Successful organizations celebrate data quality. They publish metrics on data quality improvements, recognize teams achieving high standards, and hold people accountable for data quality. They treat data quality as seriously as they treat product quality.

How Should You Account for Privacy and Compliance in Data Strategy?

Data strategy must prioritize privacy and compliance by collecting only necessary data and understanding relevant regulations (GDPR, CCPA, HIPAA, SOX). Design data handling, access controls, encryption, and retention policies to comply with these requirements.

Implement access controls: not everyone should access customer data. Implement encryption for sensitive data. Design retention policies: delete data when no longer needed. As AI systems emerge that could make unfair decisions based on protected characteristics, implement monitoring to catch these issues.
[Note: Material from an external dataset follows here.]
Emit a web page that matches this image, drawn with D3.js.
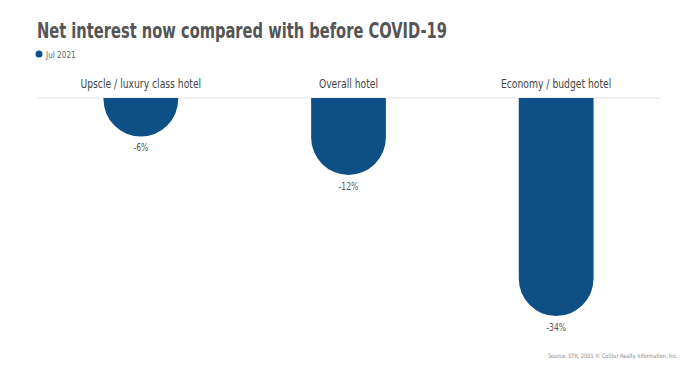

How Do You Measure Data Quality and Track Improvement Progress?

Establish and monitor metrics over time including completeness (% records with required fields), accuracy (sampled audits), consistency (% records following expected format), and uniqueness (ratio of unique to total records). Set baselines and improvement targets to track progress.

Establish baselines and set improvement targets. If your customer data is currently 82% complete, aim for 95%. If address accuracy is 92%, target 97%. These improvements compound when aggregated across systems.

Why Should You Prioritize Data Strategy Over Technology Choices?

The most sophisticated AI models fail when trained on poor data, while simple models trained on high-quality data often outperform. Data strategy determines AI success more than technology choices. Organizations that commit to data quality infrastructure, governance, and culture consistently achieve superior AI outcomes.